Sponsors

‘Co-production’ in mental healthcare delivery

‘Co-production’ in the design and delivery of mental healthcare was the central theme at an evening event held in June at london’s Dragon Café in Borough, reports DIMHN President, Joe Forster, who attended.

He explained: “Professor of Democratic Mental Health, Mick McKeown, and his colleague, Professor Karen Wright, from the University of Central lancashire (where DIMHN has its early roots), explained that ‘co-production’ is the vision behind their new book, Essentials of Mental Health Nursing, newly published in print and online by Sage. This innovative textbook involved student nurses and service-users among its authors and production team. The chapter on environments was written by me with two service-users – Dr Rob MacDonald and Ian Callaghan, and student nurse, Sarah loughran. The book features both DIMHN and Mental Fight Club, which runs the Dragon Café, and whose late founder, Sarah Wheeler, presented at a past DIMH conference, as exemplars of coproduction. Alongside speeches from myself and Mick McKeown, Sarah loughran presented the Dragon Café’s Declan McGill – who is also Mental Fight Club’s communications manager – with a copy of the book and a certificate. 
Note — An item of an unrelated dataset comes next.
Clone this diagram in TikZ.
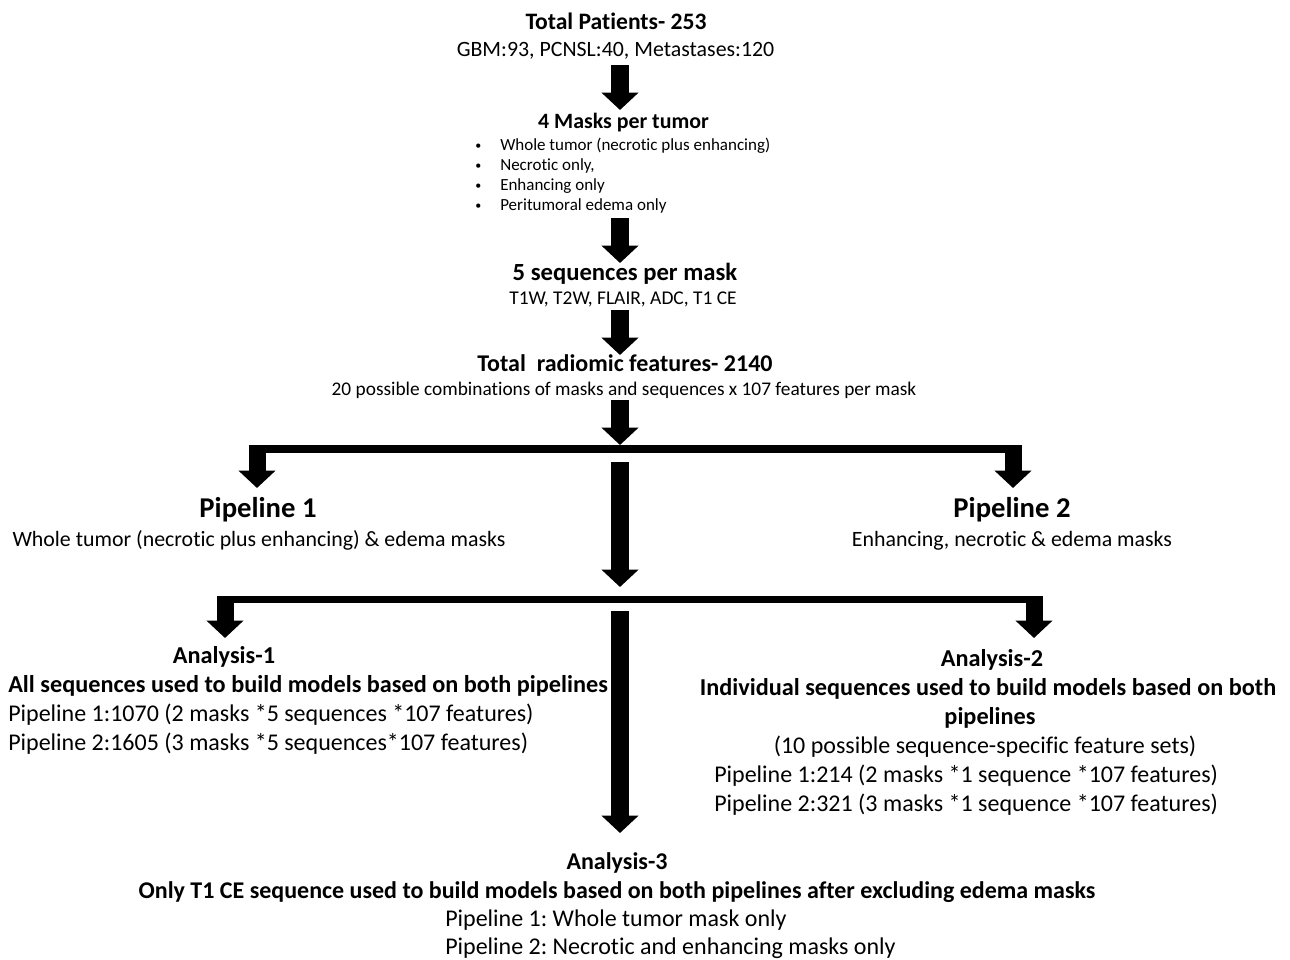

“Sarah loughran, now a staff nurse with Cheshire and Wirral Partnership NHS Foundation Trust, explained that while our chapter is just one of over 40 in this extensive book, it provides a fifth of the entries for ‘co-production’ in the index. Dragon Café patrons joined in with a spirited and wide-ranging debate on how policy and practice have affected their own and others’ experiences of mental healthcare. Artist Katharine lazenby, congratulated for winning the Spring/Summer 2018 Dentons Art Prize just days before, then presented a compelling account of her own experiences of mental healthcare and the ways that environments – good and bad – had contributed. She then described how she now uses co-production, with charity, Hospital Rooms, to create, commission, and curate, museum-quality art ‘to disrupt and lift the barriers to those environments’, which she said should be ‘places where people feel valued, involved, and optimistic’.” 

Pictured with Joe Forster (far left), left to right, are Katharine lazenby, Mick McKeown, Sarah loughran, and Declan McGill.